Préserver l’industrie du voyage, c'est préserver notre lien avec le monde

Il y a plus de quarante ans, j’ai commencé ma carrière en dirigeant une petite agence de voyages destinée aux étudiants québécois, parce que j’avais la conviction qu’il fallait leur permettre de découvrir le monde. Cela m’a amené à fonder ce qui allait devenir Transat et sa filiale Air Transat, plusieurs fois désignée au cours des dernières années comme la meilleure compagnie aérienne vacances au monde.

Œuvrer dans le domaine du voyage, c’est faire face à des crises tout au long de son existence. Crises économiques, climatiques, politiques ou bien sûr sanitaires, Transat en a connu son lot et les a surmontées au fil des années.

Et puis est arrivée la COVID-19, qui apporte des bouleversements bien plus grands que tous ceux que nous avons connus auparavant. Depuis presque un an, les déplacements internationaux sont réduits à la portion congrue, avec des effets dévastateurs sur tous les acteurs du voyage. Compagnies aériennes, aéroports, sous-traitants, agences de voyages et entreprise du tourisme souffrent comme jamais.

Au cours des dernières semaines, alimentée par quelques images de touristes irresponsables qui ne respectaient pas les mesures d’hygiène pandémique les plus élémentaires, s’est développée toute une rhétorique contre le voyage en avion. Cette peur est à présent alimentée par l’existence de nouveaux variants, dont on craint qu’ils soient introduits par avion au Canada, malgré tous les efforts faits par l’industrie pour que le voyage soit sécuritaire et malgré le fait que les arrivées internationales sont aujourd’hui bien plus nombreuses à la frontière terrestre qu’aux aéroports. En conséquence, le gouvernement nous a demandé d’interrompre tous nos vols vers le Sud jusqu’au 30 avril, et nous avons accédé à sa demande, ce qui nous contraint à suspendre la totalité de nos opérations, qui ne peuvent être maintenues pour quelques vols par semaine.

La pandémie qui nous afflige demande à tous de nombreux sacrifices, et les compagnies aériennes en ont déjà pris plus que leur part. Mais je voudrais qu’on ne raye pas d’un trait de plume tout ce que le développement du voyage international depuis cinquante ans nous a apporté d’ouverture au monde et aux autres, d’enrichissement, de plaisir aussi. Il est trop facile de céder à la tentation de trouver un responsable à nos difficultés et d’imaginer que l’ennemi nous arrive de l’extérieur, de l’étranger — alors qu’il circule parmi nous depuis très longtemps.

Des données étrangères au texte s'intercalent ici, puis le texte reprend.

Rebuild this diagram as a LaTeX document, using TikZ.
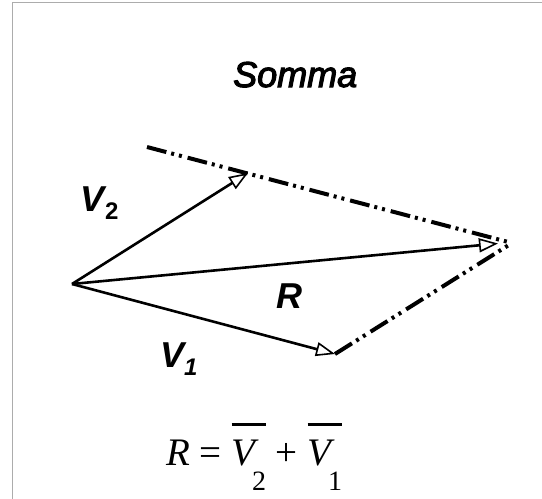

L’écosystème aérien au Canada a mis des décennies à se bâtir. Notre pays considère tellement que ce secteur est stratégique qu’il interdit aux entreprises qui y opèrent d’être détenues majoritairement par des intérêts étrangers. En conserver la maîtrise, c’est s’assurer de la connexion avec le reste du monde et de la stabilité de celle-ci, même en cas de crise.

Le transport aérien ne peut pas juste être mis sur pause, puis redémarré sans effort au bout de quelques mois. Les investissements se perdent, les compétences se délitent. En témoignent les dizaines de milliers de travailleurs du secteur qui expriment leur détresse depuis des mois et qui, de plus en plus nombreux, doivent envisager une autre carrière. Les coûts et les efforts pour redémarrer et rebâtir ce qui a été perdu seront gigantesques.

C’est pourquoi il est urgent que le Canada cesse de mener une politique à courte vue. On ne peut pas se contenter d’empêcher les Canadiens de voyager ou de les exhorter à ne pas voyager sans se soucier des conséquences. Les mesures annoncées ont le mérite de clarifier la situation immédiate. Il est maintenant urgent de préparer un plan clair pour l’avenir.

Il faut définir la manière dont on va s’assurer que les entreprises du voyage, les compagnies aériennes, les aéroports, les voyagistes, les agences de voyages et tous les acteurs de la chaîne vont disposer des liquidités nécessaires pour survivre à la crise, rembourser leurs clients qui n’ont pas pu voyager, préserver leurs compétences, leurs ressources humaines et leurs capacités à opérer.

Et il faut déjà mettre en place les mesures qui, lorsque le temps sera venu, permettront de redémarrer au plus vite de manière sécuritaire. De ce point de vue, la mise en place de tests aux aéroports, que nous réclamions depuis des mois, est un pas dans la bonne direction.

Nous avons déjà beaucoup trop tardé. Ne nous replions pas sur nous-mêmes et assurons-nous de préserver notre lien avec le monde. Si le gouvernement semble enfin vouloir engager le dialogue, nous serons là pour le mener. C’est urgent, et c’est vital.

Jean-Marc Eustache, Président et chef de la direction de Transat.